Jan 011930
 
one reel
Alraune1030

Crooked Privy Councillor ten Brinken (Albert Bassermann) has had some success with his experiments with artificially inseminating rats, and wants to take it to the next level: inseminating a prostitute with the sperm from a dead murderer. Seems like that shouldn’t be the next level, but hey, I’m not a mad scientist, so what do I know? He enlists the aid of his nephew, Frank Braun (Harald Paulsen), who leaves after they kidnap a local loose woman. Frank is as close to a good guy as the film gets. I thought I’d mention that as usually kidnapping takes you out of the running to be the good guy. Anyway, seventeen years later, the result of the experiment, Alraune (Brigitte Helm), returns from boarding school, with no knowledge of her conception and thinking she’s ten Brinken’s niece. She’s a bit of a wild child, and has an enchanting effect on every man she meets, which leads to deaths and an upsetting of the social order. While everything is falling apart, Frank returns, because, as I mentioned, he’s the good guy, and Alraune takes an immediate interest in him.

Novelist Hanns Heinz Ewers REALLY didn’t like artificial insemination…A lot…In the running around waving his arms in the air and yelling “fire” way. He also wasn’t fond of women not keeping to their place. But he did think eugenics was pretty cool. I think it’s fair to call him a reactionary. Of course him becoming a Nazi is the cherry on top.

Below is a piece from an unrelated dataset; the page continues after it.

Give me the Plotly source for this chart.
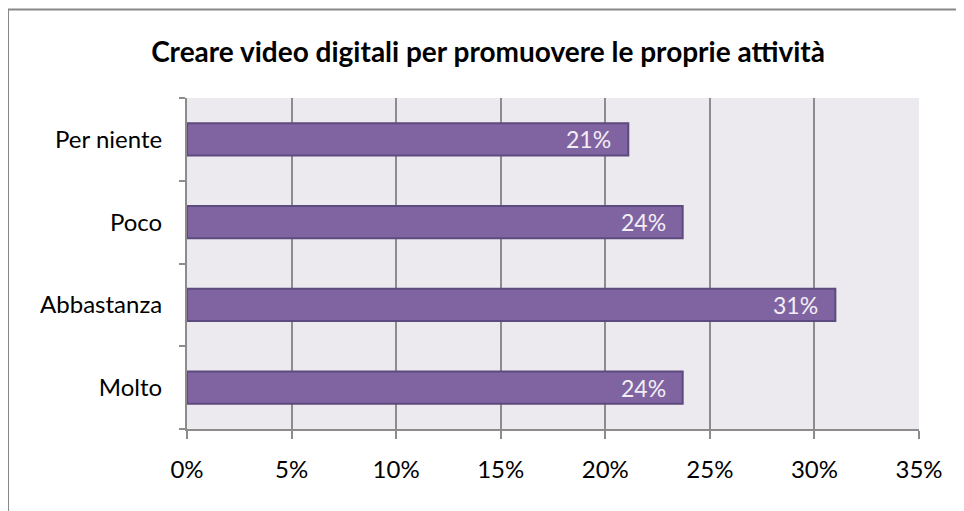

Director Richard Oswald wasn’t any of those things. He was Jewish and progressive, and while never a great artist, and more interested with cranking out films than quality (he averaged 25 a year during the silent era), he wanted to make statements about how it wasn’t birth, but society that was to blame for the nation’s woes. The problem is you can’t take a work of fanatical right-wing, religious gobbledegook and swap the themes, not without a lot more skill than Oswald had.

Alraune was a very hot property in Germany. This is the fourth (or fifth—the records are unclear and several films have been lost) cinematic version, and there would be another in ’52, long after artificial insemination became socially acceptable which makes its premise feel a bit silly. Alraune’s the first female movie monster and the only one to support a series in the classic and pre-classic days. That the story is so regressive doesn’t say anything good about how women were (are) viewed.

The 1928 version was a hit, diving into the murky morality, but mainly shining due to the performance of Brigitte Helm a year after her star-making turn in Fritz Lang’s Metropolis. Her Alraune was the ultimate femme fatale, oozing sex and evil, yet still sympathetic. You like her, and you want her to win. People bought tickets to see her vamp about silently, so producers, being what they are, thought hey, why not do it again just two years later, but now with talking. They even re-hired Helm, though everyone else was new.

Putting eugenics and artificial insemination and the role of women in society on the backburner (but don’t forget them as they fill this story), Alraune is a variant on Frankenstein. We’ve got a mad scientist, obsessed with creating life for questionable reasons. He does so, but then his creation doesn’t turn out the way intended, and when it’s treated poorly, it strikes back. Alraune is soulless due to the nature of her birth, and as she’s a woman, her strength is in her sexuality. She doesn’t, for the most part, feel, and has no notion of right and wrong. OK, even with all that stuff on the backburner, this sounds pretty terrible. And philosophically, it is. The film versions that more-or-less work do so either from the power of the characterization (1928’s) or on style and design (1952’s – My review). This version has neither of those. Oswald, in his failed attempt to fix the message, sucks the energy out of the story.

Oswald moved the time period to the then-modern era. That means gone is the Gothic, fairytale feel and the expressionism, and in comes the mundane world. Gone as well is any hint of magic, and when you are dealing with soulless, sex-crazed unnatural women, magic really helps. But then it’s no longer clear that she is soulless, and she isn’t presented as sex-crazed but instead surrounded by comically inept men (she asks the guy to pick her a flower and he flops into the water and drowns). With those shifts, Alraune ceases to be a horror movie, becoming a melodrama, and a rather dull one. Since this time Alraune isn’t a succubus, Brigitte Helm’s smokin’ routine wouldn’t work, so she tones it down to the point I wouldn’t have recognized her without the credits. We get no sultry glances, no jerking mannerisms. Before she’d been mesmerizing and unreal. Here she’s conventionally attractive and ordinary. Helm isn’t to blame as no one is memorable except for Bassermann, who seems to relish his grumpy, thieving, incestuous role as the mad scientist. But one living character isn’t enough.

Alraune is morally repugnant. Far worse, it’s boring. Choose a different version.